Keesokan harinya, Sayyidah Fathimah (as) menderita demam. Untuk menghibur putrinya, Rasulullah (saww) berkata kepada putrinya :
“Wahai Fathimah, aku menikahkanmu dengan seorang laki-laki yang di dunia ini merupakan pemimpin dan orang besar, sedangkan di akahirat dia termasuk orang-orang shaleh dan baik. Wahai Fathimah, takala Allah berkehendak menikahkanmu dengan Ali, Dia memerintahkan Malaikat Jibril agar berdiri di langit keempat dan membacakan khutbah nikah di hadapan para malaikat yang berbaris-baris. Kemudian Allah memerintahkan kepada pohon-pohon surga agar membawa mutiara-mutiara dan menebarkannya kepada para malaikat. Setiap malaikat yang beroleh mutiara lebih banyak, maka dia membanggakan diri atas malaikat lain hingga hari kiamat.”
Ummu Salamah menuturkan : “Sayyidah Fathimah membanggakan diri diatas para wanita lain, lantaran beliau adalah wanita pertama yang khutbah nikahnya dibacakan malaikat Jibril.”
Beberapa hari dari pernikahan sudah lewat, jauh dari Fatimah sa sangatlah sukar bagi Rasulullah, karena Fatimah sudah bertahun-tahun ada di sisinya dan mengingatkan kenangannya bersama Khadijah sa, Khadijah yang disifati dengan, “siapakah orang yang menggantikan kedudukan Khadijah?! Saat masyarakat mendustakanku, ia malah menganggapku jujur. Saat semuanya meninggalkanku, ia membelaku dengan keimanan dan hartanya. Karenanya, saya hendak membawa menantu dan putriku ke rumahku. Aku ingin kenangan Khadijah senantiasa ada di sampingku, namun ia sekarang ini adalah istri Ali dan harus tinggal di rumahnya. Jika ada kamar di dekat rumah dia akan persiapkan untuk mereka, maka ia akan tenang, namun bisa jadi kaum muslimin Madinah akan bersusah payah. “
Pada akhirnya keinginan Nabi saw menaruh menantu dan putrinya supaya mereka ada di kamarnya pun terlaksana.
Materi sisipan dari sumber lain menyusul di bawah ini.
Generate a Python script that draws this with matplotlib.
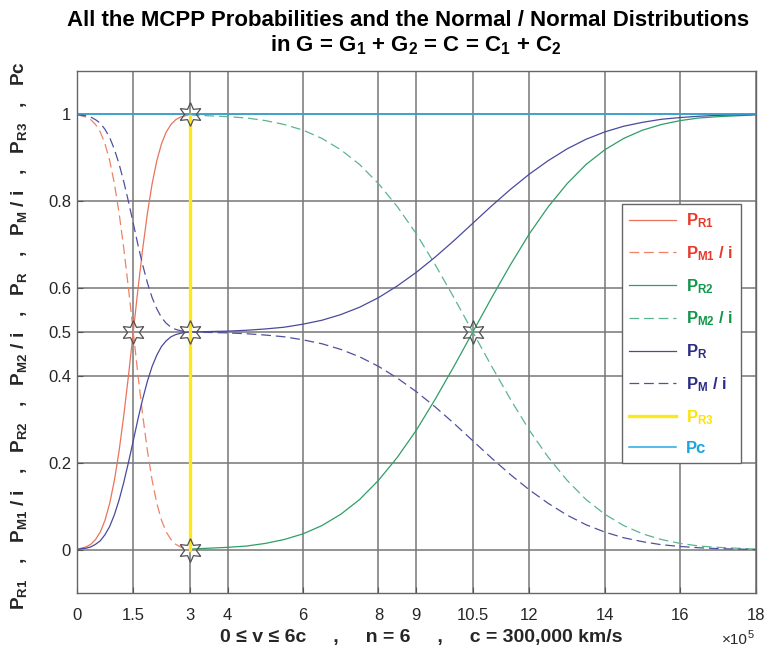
import numpy as np
import matplotlib
matplotlib.use("Agg")
import matplotlib.pyplot as plt
from matplotlib import font_manager

# ---------------- data ----------------
# speed axis in units of 1e5 km/s
v_low = np.linspace(0, 3, 25)      # 0 .. 3, step 0.125
v_high = np.linspace(3, 18, 31)    # 3 .. 18, step 0.5
v_all = np.concatenate([v_low, v_high[1:]])

p_r1 = [0.0, 0.003, 0.006, 0.012, 0.023, 0.040, 0.067, 0.106, 0.159, 0.227, 0.309, 0.401, 0.5,
        0.599, 0.691, 0.773, 0.841, 0.894, 0.933, 0.960, 0.977, 0.988, 0.994, 0.997, 1.0]
p_m1 = [1.0, 0.997, 0.994, 0.988, 0.977, 0.960, 0.933, 0.894, 0.841, 0.773, 0.691, 0.599, 0.5,
        0.401, 0.309, 0.227, 0.159, 0.106, 0.067, 0.040, 0.023, 0.012, 0.006, 0.003, 0.0]

p_r2 = [0.001, 0.003, 0.005, 0.008, 0.014, 0.023, 0.036, 0.055, 0.081, 0.115, 0.159, 0.212, 0.274,
        0.345, 0.421, 0.5, 0.579, 0.655, 0.726, 0.788, 0.841, 0.885, 0.919, 0.945, 0.964, 0.977,
        0.986, 0.992, 0.995, 0.997, 0.999]
p_m2 = [0.999, 0.997, 0.995, 0.992, 0.986, 0.977, 0.964, 0.945, 0.919, 0.885, 0.841, 0.788, 0.726,
        0.655, 0.579, 0.5, 0.421, 0.345, 0.274, 0.212, 0.159, 0.115, 0.081, 0.055, 0.036, 0.023,
        0.014, 0.008, 0.005, 0.003, 0.001]

p_r = [0.0, 0.002, 0.003, 0.006, 0.012, 0.020, 0.034, 0.053, 0.080, 0.114, 0.155, 0.201, 0.25,
       0.300, 0.346, 0.387, 0.421, 0.447, 0.467, 0.480, 0.489, 0.494, 0.497, 0.499, 0.5,
       0.501, 0.502, 0.504, 0.507, 0.511, 0.518, 0.527, 0.540, 0.557, 0.579, 0.606, 0.637, 0.672,
       0.710, 0.75, 0.790, 0.828, 0.863, 0.894, 0.921, 0.943, 0.960, 0.973, 0.982, 0.989, 0.993,
       0.996, 0.998, 0.999, 1.0]
p_m = [1.0, 0.998, 0.997, 0.994, 0.988, 0.980, 0.966, 0.947, 0.920, 0.886, 0.845, 0.799, 0.75,
       0.700, 0.654, 0.613, 0.579, 0.553, 0.533, 0.520, 0.511, 0.506, 0.503, 0.501, 0.5,
       0.499, 0.498, 0.496, 0.493, 0.489, 0.482, 0.473, 0.460, 0.443, 0.421, 0.394, 0.363, 0.328,
       0.290, 0.25, 0.210, 0.172, 0.137, 0.106, 0.079, 0.057, 0.040, 0.027, 0.018, 0.011, 0.007,
       0.004, 0.002, 0.001, 0.0]

p_r3_v = [3, 3]
p_r3 = [0, 1]
pc_v = [0, 18]
pc = [1, 1]

# crossing points marked with hexagrams
star_v = [1.5, 3, 3, 3, 10.5]
star_p = [0.5, 1, 0.5, 0, 0.5]

xticks = [0, 1.5, 3, 4, 6, 8, 9, 10.5, 12, 14, 16, 18]
xtick_labels = ['0', '1.5', '3', '4', '6', '8', '9', '10.5', '12', '14', '16', '18']
yticks = [0, 0.2, 0.4, 0.5, 0.6, 0.8, 1]
ytick_labels = ['0', '0.2', '0.4', '0.5', '0.6', '0.8', '1']

# ---------------- fonts ----------------
names = {f.name for f in font_manager.fontManager.ttflist}
FONT = 'Liberation Sans Narrow' if 'Liberation Sans Narrow' in names else 'Liberation Sans'
plt.rcParams['font.family'] = [FONT, 'DejaVu Sans']
plt.rcParams['mathtext.fontset'] = 'custom'
plt.rcParams['mathtext.rm'] = FONT + ':bold'
plt.rcParams['mathtext.bf'] = FONT + ':bold'
plt.rcParams['mathtext.it'] = FONT + ':bold'
plt.rcParams['lines.scale_dashes'] = False

# ---------------- plot ----------------
fig = plt.figure(figsize=(7.69, 6.56), dpi=100)
ax = fig.add_axes([0.0997, 0.0960, 0.8831, 0.7958])

DASH = (7, 3.5)
ax.plot(v_low, p_r1, color='#E9735B', lw=0.9, label=r'P$_{R1}$')
ax.plot(v_low, p_m1, color='#EE8266', lw=0.9, dashes=DASH, label=r'P$_{M1}$ / i')
ax.plot(v_high, p_r2, color='#2F9E68', lw=0.9, label=r'P$_{R2}$')
ax.plot(v_high, p_m2, color='#5BB58F', lw=0.9, dashes=DASH, label=r'P$_{M2}$ / i')
ax.plot(v_all, p_r, color='#4A4A9C', lw=0.9, label=r'P$_{R}$')
ax.plot(v_all, p_m, color='#5050A0', lw=0.9, dashes=DASH, label=r'P$_{M}$ / i')
ax.plot(p_r3_v, p_r3, color='#FFE81A', lw=2.4, label=r'P$_{R3}$')
ax.plot(pc_v, pc, color='#27A9E1', lw=1.1, label='Pc')
ax.plot(star_v, star_p, ls='none', marker=(6, 1, 0), ms=17, mfc='none',
        mec='#505050', mew=0.9, zorder=5)

ax.set_xlim(0, 18)
ax.set_ylim(-0.1, 1.1)
ax.set_xticks(xticks)
ax.set_xticklabels(xtick_labels)
ax.set_yticks(yticks)
ax.set_yticklabels(ytick_labels)
ax.tick_params(direction='in', length=4, width=0.8, colors='#555555',
               labelcolor='#262626', labelsize=12)
ax.tick_params(axis='y', pad=4)
ax.tick_params(axis='x', pad=11)
ax.grid(True, color='#777777', lw=1.1)
ax.set_axisbelow(True)
for s in ax.spines.values():
    s.set_color('#666666')
    s.set_linewidth(1.0)

ax.set_ylabel(r'P$_{R1}$   ,   P$_{M1}$ / i   ,   P$_{R2}$   ,   P$_{M2}$ / i   ,   P$_{R}$   ,   '
              r'P$_{M}$ / i   ,   P$_{R3}$   ,   Pc', fontsize=13.7, fontweight='bold', color='#262626')
ax.yaxis.set_label_coords(-0.085, 0.494)
ax.yaxis.label.set_va('center')
ax.set_xlabel('0 \u2264 v \u2264 6c     ,     n = 6     ,     c = 300,000 km/s',
              fontsize=14, fontweight='bold', color='#262626')
ax.xaxis.set_label_coords(0.507, -0.086)
ax.xaxis.label.set_va('center')

ax.text(0.950, -0.090, '\u00d710', transform=ax.transAxes, fontsize=11,
        color='#262626', ha='left', va='center')
ax.text(0.988, -0.080, '5', transform=ax.transAxes, fontsize=8,
        color='#262626', ha='left', va='center')

fig.text(0.531, 0.960, 'All the MCPP Probabilities and the Normal / Normal Distributions',
         ha='center', va='baseline', fontsize=16, fontweight='bold')
fig.text(0.541, 0.922, r'in G = G$_1$ + G$_2$ = C = C$_1$ + C$_2$',
         ha='center', va='baseline', fontsize=16, fontweight='bold')

leg = ax.legend(loc='upper left', bbox_to_anchor=(0.803, 0.745),
                prop={'weight': 'bold', 'size': 12}, frameon=True, fancybox=False,
                framealpha=1, edgecolor='#666666', handlelength=2.8,
                labelspacing=0.84, borderpad=0.45, handletextpad=0.6,
                borderaxespad=0)
leg.get_frame().set_linewidth(1.0)
text_colors = ['#E8392A', '#E8392A', '#11964A', '#11964A', '#2B2D83', '#2B2D83',
               '#FFE300', '#1AA5DF']
for t, c in zip(leg.get_texts(), text_colors):
    t.set_color(c)

fig.savefig('out.png', dpi=100)
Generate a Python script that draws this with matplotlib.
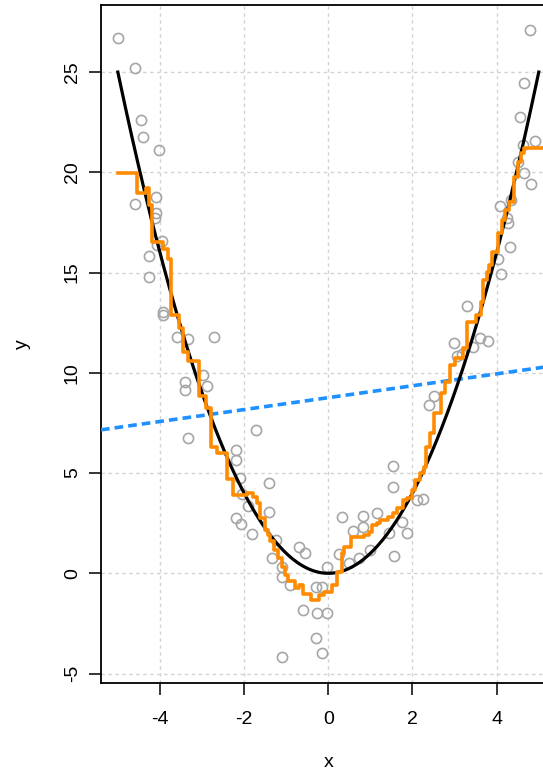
import matplotlib
matplotlib.use("Agg")
import matplotlib.pyplot as plt
import numpy as np

plt.rcParams['font.family'] = ['Liberation Sans', 'DejaVu Sans']
plt.rcParams['axes.unicode_minus'] = False

obs_x = [-4.99, -4.60, -4.46, -4.41, -4.02, -4.09, -4.60, -4.09, -4.12, -3.96,
         -4.08, -4.27, -4.25, -3.93, -3.92, -3.59, -3.33, -2.71, -2.97, -3.41,
         -3.40, -2.89, -3.33, -2.20, -2.20, -2.10, -1.72, -1.41, -2.06, -1.90,
         -1.41, -2.20, -2.08, -1.81, -1.24, -0.70, -0.55, -1.34, -1.11, -1.11,
         -0.91, -0.04, -0.30, -0.16, -0.59, -0.26, -0.02, -0.30, -0.16, -1.11,
         0.33, 0.83, 1.16, 0.59, 0.82, 0.25, 0.50, 0.74, 0.99, 1.44,
         1.53, 1.53, 1.86, 1.74, 1.56, 2.10, 2.24, 2.51, 2.40, 2.99,
         3.06, 3.17, 3.44, 3.60, 3.79, 3.30, 4.02, 4.10, 4.32, 4.28,
         4.25, 4.08, 4.33, 4.81, 4.65, 4.51, 4.63, 4.91, 4.55, 4.66, 4.79]
obs_y = [26.71, 25.22, 22.59, 21.75, 21.13, 18.78, 18.42, 17.99, 17.71, 16.59,
         16.37, 15.83, 14.79, 13.05, 12.88, 11.80, 11.67, 11.79, 9.89, 9.56,
         9.14, 9.34, 6.76, 6.15, 5.65, 4.75, 7.15, 4.49, 3.96, 3.36,
         3.07, 2.74, 2.44, 1.96, 1.66, 1.30, 1.00, 0.75, 0.33, -0.17,
         -0.58, 0.30, -0.67, -0.70, -1.83, -1.97, -2.00, -3.24, -3.96, -4.19,
         2.79, 2.86, 2.99, 2.12, 2.32, 0.96, 0.50, 0.75, 1.16, 2.00,
         5.35, 4.29, 2.00, 2.57, 0.86, 3.66, 3.69, 8.84, 8.41, 11.47,
         10.84, 10.94, 11.27, 11.75, 11.60, 13.33, 15.66, 14.91, 16.29, 17.46,
         17.71, 18.33, 18.62, 19.40, 19.95, 20.53, 21.36, 21.58, 22.74, 24.44, 27.10]

# step fit (orange): level starts at each x edge
step_x = [-5.00, -4.55, -4.32, -4.27, -4.20, -3.92, -3.80, -3.74, -3.54, -3.46,
          -3.33, -3.06, -2.91, -2.79, -2.64, -2.41, -2.26, -1.94, -1.78, -1.70,
          -1.62, -1.50, -1.43, -1.39, -1.29, -1.20, -1.10, -1.02, -0.95, -0.78,
          -0.70, -0.59, -0.42, -0.23, -0.10, 0.09, 0.21, 0.33, 0.38, 0.55,
          0.85, 0.97, 1.05, 1.15, 1.24, 1.42, 1.53, 1.63, 1.77, 1.86,
          1.98, 2.07, 2.18, 2.27, 2.33, 2.42, 2.51, 2.67, 2.78, 2.89,
          3.02, 3.19, 3.30, 3.52, 3.62, 3.68, 3.76, 3.82, 3.88, 4.02,
          4.12, 4.20, 4.29, 4.41, 4.51, 4.58, 4.65, 5.40]
step_y = [19.95, 18.95, 19.20, 18.37, 16.54, 16.17, 15.66, 12.88, 12.22, 11.05,
          10.59, 8.86, 8.26, 6.31, 6.02, 4.70, 3.91, 4.03, 3.79, 3.49,
          2.76, 2.16, 1.91, 1.61, 1.16, 0.75, 0.31, -0.08, -0.38, -0.75,
          -0.58, -1.03, -1.33, -1.08, -0.92, -0.58, 0.06, 1.00, 1.33, 1.79,
          1.91, 2.07, 2.41, 2.52, 2.66, 2.82, 2.99, 3.24, 3.66, 3.74,
          4.15, 4.65, 4.99, 5.32, 6.31, 6.98, 7.98, 8.98, 9.56, 10.39,
          10.72, 11.22, 12.55, 12.88, 13.55, 14.63, 15.04, 15.38, 16.04, 16.96,
          17.62, 18.12, 18.53, 19.78, 20.53, 20.95, 21.20, 21.20]

# linear fit (blue dashed)
lm_intercept = 8.76
lm_slope = 0.297

x_ticks = [-4, -2, 0, 2, 4]
y_ticks = [-5, 0, 5, 10, 15, 20, 25]

fig = plt.figure(figsize=(5.43, 7.74), dpi=100)
ax = fig.add_axes([0.186, 0.1181, 0.8372, 0.8756])
ax.set_xlim(-5.4, 5.4)
ax.set_ylim(-5.45, 28.35)

# R-style grid()
for gx in x_ticks:
    ax.axvline(gx, color='#d3d3d3', lw=1, ls=(0, (2.5, 2.5)), zorder=0)
for gy in y_ticks:
    ax.axhline(gy, color='#d3d3d3', lw=1, ls=(0, (2.5, 2.5)), zorder=0)

ax.plot(obs_x, obs_y, 'o', ms=7.3, mfc='none', mec='#a6a6a6', mew=1.2, zorder=2)

ax.axline((0, lm_intercept), slope=lm_slope, color='#1E90FF', lw=2.6,
          ls=(0, (2.4, 1.4)), zorder=3)

# true function f(x) = x^2
grid = np.linspace(-5, 5, 400)
ax.plot(grid, grid ** 2, color='black', lw=2.3, zorder=4)

ax.step(step_x, step_y, where='post', color='#FF8C00', lw=2.6, zorder=5)

ax.set_xticks(x_ticks)
ax.set_yticks(y_ticks)
ax.tick_params(axis='both', direction='out', length=8.5, width=1.1,
               labelsize=14, color='black')
ax.tick_params(axis='x', pad=12)
ax.tick_params(axis='y', pad=6)
for lab in ax.get_yticklabels():
    lab.set_rotation(90)
    lab.set_va('center')

for s in ax.spines.values():
    s.set_linewidth(1.3)

ax.set_xlabel('x', fontsize=14, labelpad=19)
ax.set_ylabel('y', fontsize=14, labelpad=24)

fig.savefig('out.png', dpi=100)
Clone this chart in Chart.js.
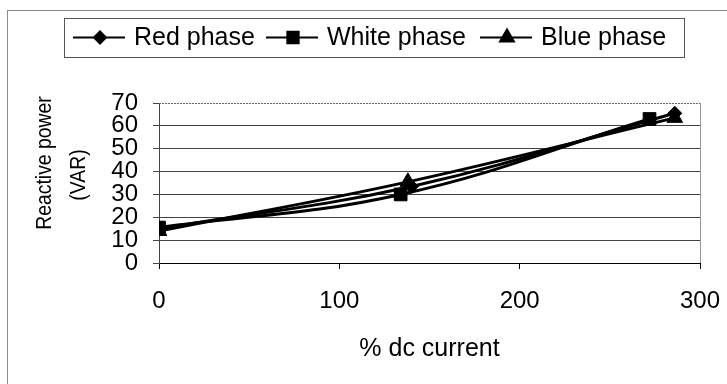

Namun hal ini sangat sukar, terlebih-lebih di rumah beliau ada dua orang wanita (Saudah dan Aisyah). Salah seorang sahabat bernama Haritsah bin Nu’man mengetahui kondisi tersebut dan mendatangi beliau. Ia berkata:
“Rumah-rumahku kesemuanya dekat denganmu. Diriku dan apa yang aku punyai adalah milikmu. Demi Allah, aku lebih menyukai hartaku engkau ambil daripada engkau menyisakannya di tanganku.”
Rasulullah saw menjawab: “Semoga Allah memberikan pahala untukmu.” Setelah itu, Sayyidah Fatimah as dan Imam Ali as pindah ke salah satu rumah Haritsah.